MATERIAL PROVIDED

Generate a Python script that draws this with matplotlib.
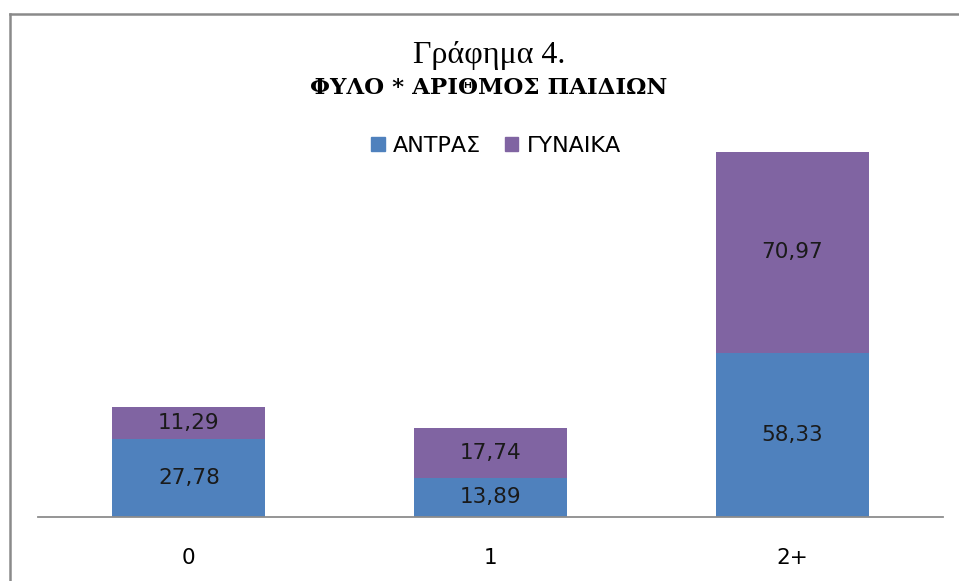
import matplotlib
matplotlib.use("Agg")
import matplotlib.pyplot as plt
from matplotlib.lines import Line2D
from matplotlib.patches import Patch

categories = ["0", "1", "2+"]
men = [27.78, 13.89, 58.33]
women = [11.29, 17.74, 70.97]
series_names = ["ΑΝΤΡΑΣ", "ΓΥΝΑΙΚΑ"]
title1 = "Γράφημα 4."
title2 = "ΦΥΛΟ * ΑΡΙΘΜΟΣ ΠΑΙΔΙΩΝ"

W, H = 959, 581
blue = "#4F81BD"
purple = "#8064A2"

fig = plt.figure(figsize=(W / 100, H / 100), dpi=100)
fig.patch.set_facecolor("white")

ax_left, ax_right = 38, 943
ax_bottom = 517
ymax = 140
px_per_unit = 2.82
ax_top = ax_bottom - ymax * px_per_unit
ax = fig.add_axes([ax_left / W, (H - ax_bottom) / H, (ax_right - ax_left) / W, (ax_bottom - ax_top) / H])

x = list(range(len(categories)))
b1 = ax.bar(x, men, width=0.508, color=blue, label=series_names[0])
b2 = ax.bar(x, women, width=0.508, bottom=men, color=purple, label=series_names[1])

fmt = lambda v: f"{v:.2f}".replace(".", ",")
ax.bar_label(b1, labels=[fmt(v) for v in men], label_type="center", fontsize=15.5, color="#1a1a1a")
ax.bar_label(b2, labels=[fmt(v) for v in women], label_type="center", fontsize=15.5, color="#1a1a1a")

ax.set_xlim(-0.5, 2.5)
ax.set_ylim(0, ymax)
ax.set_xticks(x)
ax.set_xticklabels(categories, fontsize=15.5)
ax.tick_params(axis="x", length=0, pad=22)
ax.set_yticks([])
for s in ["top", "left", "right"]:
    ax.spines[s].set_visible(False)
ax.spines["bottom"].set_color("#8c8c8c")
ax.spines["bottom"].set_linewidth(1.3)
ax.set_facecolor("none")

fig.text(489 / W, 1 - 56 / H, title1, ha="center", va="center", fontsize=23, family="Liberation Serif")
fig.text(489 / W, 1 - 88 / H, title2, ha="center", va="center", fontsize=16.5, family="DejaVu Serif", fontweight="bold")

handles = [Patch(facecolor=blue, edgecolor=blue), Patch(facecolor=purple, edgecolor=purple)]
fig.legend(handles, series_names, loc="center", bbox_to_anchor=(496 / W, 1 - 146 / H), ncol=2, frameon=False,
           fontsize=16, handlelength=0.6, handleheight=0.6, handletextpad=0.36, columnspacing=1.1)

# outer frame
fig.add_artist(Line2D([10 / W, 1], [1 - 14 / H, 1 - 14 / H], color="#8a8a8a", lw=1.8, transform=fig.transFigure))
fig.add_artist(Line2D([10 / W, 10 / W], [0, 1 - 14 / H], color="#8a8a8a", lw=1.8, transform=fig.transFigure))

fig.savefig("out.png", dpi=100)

---

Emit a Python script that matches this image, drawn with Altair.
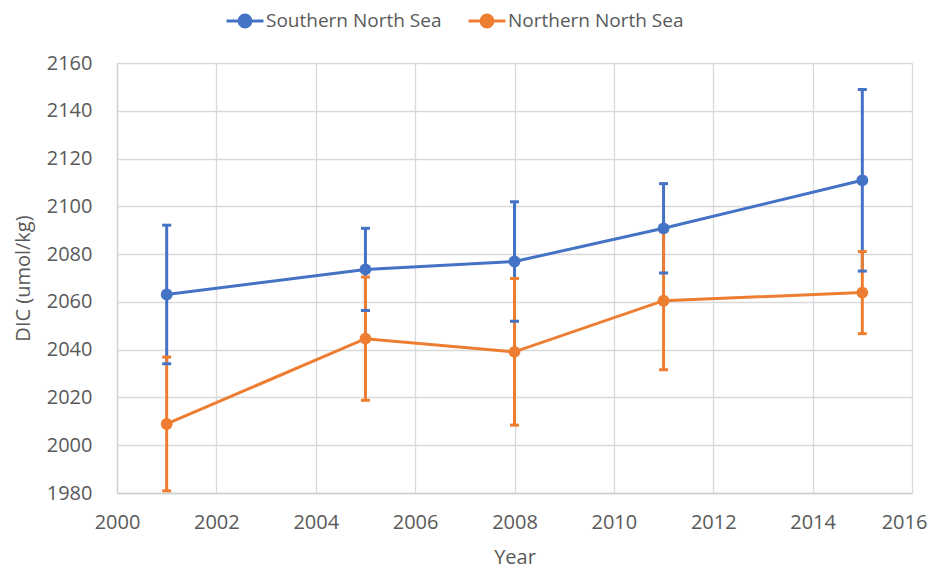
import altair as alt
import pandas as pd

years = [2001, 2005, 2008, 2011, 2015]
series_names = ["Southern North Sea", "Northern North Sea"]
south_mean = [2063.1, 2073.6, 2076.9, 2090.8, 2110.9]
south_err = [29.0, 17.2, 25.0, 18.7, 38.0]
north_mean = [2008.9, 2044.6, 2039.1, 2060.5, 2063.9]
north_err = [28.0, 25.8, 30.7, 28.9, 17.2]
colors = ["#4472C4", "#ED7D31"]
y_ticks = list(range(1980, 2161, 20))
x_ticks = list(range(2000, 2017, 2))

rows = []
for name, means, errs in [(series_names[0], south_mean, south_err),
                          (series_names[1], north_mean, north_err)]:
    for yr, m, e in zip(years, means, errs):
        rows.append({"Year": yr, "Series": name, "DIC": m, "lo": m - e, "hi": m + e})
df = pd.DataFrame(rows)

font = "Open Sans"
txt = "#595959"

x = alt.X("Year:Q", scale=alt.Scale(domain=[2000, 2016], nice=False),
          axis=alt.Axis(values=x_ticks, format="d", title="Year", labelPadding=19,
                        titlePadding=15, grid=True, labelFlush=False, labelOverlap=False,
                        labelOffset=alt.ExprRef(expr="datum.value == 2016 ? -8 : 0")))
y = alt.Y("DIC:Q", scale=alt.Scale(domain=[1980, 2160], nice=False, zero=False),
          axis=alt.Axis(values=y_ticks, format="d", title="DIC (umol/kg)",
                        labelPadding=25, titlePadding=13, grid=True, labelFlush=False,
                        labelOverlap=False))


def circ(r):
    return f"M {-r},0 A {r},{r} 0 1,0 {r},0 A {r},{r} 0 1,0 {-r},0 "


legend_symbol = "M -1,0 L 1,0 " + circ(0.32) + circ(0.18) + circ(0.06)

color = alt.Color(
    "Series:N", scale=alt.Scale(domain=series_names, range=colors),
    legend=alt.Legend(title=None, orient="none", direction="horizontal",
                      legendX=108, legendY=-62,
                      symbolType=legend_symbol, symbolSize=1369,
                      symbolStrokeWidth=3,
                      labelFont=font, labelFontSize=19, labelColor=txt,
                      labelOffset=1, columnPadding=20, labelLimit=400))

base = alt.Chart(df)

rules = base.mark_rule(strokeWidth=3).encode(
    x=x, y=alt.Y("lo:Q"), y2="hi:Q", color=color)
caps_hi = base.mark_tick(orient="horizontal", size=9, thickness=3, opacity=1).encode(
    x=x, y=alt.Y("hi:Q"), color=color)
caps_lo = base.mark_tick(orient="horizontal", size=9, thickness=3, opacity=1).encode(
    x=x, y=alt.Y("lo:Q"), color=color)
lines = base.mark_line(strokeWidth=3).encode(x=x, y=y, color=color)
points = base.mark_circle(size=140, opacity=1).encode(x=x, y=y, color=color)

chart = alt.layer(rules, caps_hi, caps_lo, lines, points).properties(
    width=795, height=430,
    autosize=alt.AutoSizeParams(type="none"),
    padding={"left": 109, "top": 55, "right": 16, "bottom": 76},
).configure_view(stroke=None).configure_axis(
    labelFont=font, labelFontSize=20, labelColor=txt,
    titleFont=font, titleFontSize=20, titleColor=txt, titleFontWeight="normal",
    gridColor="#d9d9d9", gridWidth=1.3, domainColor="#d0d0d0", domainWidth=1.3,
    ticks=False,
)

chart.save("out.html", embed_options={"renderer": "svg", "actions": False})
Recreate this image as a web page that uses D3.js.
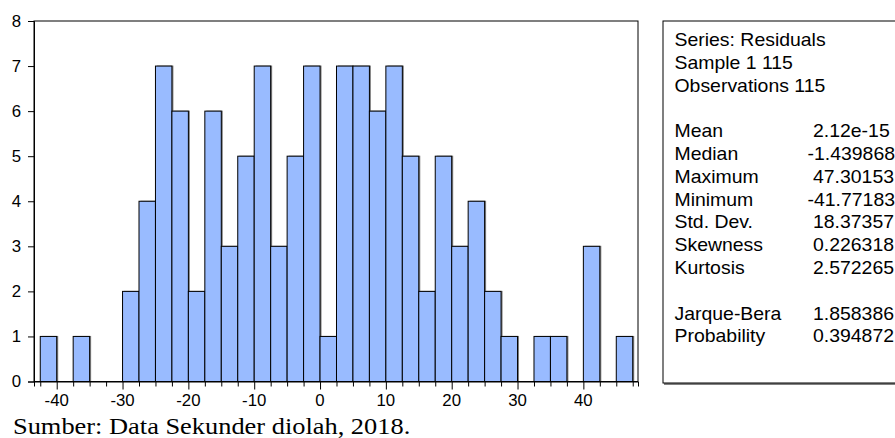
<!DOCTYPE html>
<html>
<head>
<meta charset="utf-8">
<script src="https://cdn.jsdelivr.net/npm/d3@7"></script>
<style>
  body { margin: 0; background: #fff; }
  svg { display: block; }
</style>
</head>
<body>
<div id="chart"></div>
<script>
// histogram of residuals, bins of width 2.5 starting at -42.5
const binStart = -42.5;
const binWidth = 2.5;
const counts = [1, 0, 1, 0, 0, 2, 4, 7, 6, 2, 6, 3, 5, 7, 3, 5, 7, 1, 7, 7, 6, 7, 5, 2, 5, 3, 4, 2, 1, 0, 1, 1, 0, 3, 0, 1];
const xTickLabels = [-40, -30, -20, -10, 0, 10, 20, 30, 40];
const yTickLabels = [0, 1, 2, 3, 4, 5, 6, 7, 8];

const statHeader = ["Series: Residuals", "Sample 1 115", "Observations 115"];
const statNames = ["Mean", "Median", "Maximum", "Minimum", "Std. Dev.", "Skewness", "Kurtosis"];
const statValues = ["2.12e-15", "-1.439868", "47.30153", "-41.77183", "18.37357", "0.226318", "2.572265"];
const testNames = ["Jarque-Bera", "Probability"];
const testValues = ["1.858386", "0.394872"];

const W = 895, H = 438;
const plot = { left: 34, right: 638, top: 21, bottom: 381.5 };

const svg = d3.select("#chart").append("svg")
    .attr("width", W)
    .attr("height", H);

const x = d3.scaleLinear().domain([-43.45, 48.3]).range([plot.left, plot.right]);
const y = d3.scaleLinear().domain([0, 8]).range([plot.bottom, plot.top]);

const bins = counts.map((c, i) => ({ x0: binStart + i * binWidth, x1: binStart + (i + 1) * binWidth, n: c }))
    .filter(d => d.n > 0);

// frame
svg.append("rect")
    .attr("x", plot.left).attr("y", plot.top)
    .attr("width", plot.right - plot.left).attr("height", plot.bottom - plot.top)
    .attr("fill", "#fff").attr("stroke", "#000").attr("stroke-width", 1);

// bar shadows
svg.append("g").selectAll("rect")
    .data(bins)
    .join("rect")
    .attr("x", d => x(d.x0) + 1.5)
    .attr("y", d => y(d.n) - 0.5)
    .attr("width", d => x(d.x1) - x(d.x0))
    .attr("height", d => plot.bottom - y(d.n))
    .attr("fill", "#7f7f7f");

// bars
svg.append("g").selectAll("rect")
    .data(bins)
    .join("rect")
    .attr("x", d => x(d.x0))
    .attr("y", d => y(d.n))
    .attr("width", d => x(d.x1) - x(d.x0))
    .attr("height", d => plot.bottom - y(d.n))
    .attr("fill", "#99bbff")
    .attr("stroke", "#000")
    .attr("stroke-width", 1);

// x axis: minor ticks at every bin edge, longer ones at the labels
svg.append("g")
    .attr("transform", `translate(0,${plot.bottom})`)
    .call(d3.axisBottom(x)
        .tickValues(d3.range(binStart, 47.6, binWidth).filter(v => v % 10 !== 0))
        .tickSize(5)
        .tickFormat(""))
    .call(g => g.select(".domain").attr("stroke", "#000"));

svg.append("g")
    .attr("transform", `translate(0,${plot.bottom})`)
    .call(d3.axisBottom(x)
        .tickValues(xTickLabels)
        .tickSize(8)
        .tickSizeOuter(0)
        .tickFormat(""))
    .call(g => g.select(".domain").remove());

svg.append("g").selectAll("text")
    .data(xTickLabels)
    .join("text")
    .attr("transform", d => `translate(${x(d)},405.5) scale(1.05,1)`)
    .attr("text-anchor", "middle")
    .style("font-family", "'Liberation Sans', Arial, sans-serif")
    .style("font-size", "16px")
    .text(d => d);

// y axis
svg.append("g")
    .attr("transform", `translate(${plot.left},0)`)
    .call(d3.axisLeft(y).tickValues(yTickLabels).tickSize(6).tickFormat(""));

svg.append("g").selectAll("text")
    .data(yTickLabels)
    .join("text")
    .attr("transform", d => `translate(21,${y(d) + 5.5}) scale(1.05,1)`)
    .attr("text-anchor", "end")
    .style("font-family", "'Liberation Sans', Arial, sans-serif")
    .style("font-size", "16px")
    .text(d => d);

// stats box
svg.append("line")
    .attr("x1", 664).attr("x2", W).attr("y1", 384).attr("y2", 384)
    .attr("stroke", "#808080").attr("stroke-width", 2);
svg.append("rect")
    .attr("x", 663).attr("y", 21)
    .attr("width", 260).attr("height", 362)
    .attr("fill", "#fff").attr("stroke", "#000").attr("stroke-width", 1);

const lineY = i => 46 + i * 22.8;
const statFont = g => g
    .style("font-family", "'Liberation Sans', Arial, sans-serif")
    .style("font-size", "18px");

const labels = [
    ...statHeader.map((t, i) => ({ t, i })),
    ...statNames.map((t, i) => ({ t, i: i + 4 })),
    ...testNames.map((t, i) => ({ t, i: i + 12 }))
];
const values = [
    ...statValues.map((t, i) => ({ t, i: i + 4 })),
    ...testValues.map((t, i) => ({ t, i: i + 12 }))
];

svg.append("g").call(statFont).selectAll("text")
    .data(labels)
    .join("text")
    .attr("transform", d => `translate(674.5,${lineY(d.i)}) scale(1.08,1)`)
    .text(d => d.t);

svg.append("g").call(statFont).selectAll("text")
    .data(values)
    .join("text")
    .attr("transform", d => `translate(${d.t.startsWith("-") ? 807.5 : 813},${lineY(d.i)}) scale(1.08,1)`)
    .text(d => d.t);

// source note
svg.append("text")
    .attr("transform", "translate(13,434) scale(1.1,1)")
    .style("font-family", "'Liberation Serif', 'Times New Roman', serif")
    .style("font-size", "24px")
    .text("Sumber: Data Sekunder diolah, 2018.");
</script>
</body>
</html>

--

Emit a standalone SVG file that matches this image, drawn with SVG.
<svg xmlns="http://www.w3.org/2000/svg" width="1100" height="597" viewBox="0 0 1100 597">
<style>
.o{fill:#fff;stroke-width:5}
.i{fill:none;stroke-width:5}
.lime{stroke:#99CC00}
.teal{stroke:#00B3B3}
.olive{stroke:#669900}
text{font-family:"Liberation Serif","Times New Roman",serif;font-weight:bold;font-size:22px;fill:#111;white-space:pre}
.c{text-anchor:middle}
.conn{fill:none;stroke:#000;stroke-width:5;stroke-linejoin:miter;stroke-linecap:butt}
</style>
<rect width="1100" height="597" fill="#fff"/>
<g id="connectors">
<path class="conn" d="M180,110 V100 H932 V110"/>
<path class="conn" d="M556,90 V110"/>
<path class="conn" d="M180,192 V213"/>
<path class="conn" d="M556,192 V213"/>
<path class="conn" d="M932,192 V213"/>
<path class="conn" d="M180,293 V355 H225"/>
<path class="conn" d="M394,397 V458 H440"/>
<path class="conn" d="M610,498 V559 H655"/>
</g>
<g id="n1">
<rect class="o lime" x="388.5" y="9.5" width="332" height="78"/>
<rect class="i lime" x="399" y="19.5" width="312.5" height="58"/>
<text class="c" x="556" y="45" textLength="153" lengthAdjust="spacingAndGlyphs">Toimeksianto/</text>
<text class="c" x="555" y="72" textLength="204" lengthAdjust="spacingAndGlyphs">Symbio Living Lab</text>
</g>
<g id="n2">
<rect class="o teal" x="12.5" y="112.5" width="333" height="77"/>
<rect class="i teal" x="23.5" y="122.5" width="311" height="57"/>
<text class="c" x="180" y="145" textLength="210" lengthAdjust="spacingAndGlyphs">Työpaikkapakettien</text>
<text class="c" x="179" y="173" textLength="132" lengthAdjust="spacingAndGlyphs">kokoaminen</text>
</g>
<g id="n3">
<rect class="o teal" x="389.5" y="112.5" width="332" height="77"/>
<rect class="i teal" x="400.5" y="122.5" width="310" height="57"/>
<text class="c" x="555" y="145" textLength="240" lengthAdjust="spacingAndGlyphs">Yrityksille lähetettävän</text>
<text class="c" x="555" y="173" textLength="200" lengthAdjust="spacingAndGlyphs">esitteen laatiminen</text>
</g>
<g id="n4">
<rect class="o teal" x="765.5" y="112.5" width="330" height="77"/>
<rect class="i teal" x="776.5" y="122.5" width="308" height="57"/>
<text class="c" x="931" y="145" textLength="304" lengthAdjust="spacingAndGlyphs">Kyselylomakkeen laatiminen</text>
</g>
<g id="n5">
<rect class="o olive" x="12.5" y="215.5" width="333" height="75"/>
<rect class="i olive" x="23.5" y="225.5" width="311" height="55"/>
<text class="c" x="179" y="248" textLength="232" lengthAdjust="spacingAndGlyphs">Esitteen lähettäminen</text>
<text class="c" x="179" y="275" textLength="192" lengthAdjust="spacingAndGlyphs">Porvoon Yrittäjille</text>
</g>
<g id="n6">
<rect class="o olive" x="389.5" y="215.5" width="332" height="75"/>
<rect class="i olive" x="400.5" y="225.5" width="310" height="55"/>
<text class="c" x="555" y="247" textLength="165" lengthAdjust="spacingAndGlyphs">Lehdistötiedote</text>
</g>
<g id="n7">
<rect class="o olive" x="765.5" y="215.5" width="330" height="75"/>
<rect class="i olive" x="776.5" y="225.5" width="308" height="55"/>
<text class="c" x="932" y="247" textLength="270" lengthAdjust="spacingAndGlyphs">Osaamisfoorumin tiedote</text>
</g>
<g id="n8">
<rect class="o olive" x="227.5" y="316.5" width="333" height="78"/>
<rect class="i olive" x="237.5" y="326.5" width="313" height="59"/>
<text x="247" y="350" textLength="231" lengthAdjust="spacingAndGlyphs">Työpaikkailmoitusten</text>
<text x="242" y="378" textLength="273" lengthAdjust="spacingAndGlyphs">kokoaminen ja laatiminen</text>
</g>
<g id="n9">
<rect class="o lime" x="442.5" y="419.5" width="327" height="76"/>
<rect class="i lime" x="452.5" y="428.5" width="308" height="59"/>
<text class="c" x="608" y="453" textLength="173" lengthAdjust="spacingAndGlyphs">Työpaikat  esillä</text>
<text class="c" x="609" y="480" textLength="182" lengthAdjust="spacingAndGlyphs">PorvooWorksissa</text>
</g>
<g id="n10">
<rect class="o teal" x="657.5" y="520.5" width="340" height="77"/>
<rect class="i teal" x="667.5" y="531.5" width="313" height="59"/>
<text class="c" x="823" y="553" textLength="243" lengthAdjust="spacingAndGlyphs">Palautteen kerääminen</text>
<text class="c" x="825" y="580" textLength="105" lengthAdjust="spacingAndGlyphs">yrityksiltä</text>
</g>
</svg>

EXERCISE DETAILS
Only the lines starting at the line with "Emit a Python" and ending at the line with "import pandas as pd" should be printed again, exactly and with both ends kept; omit the pictures.

THE REPLY
Emit a Python script that matches this image, drawn with Altair.
import altair as alt
import pandas as pd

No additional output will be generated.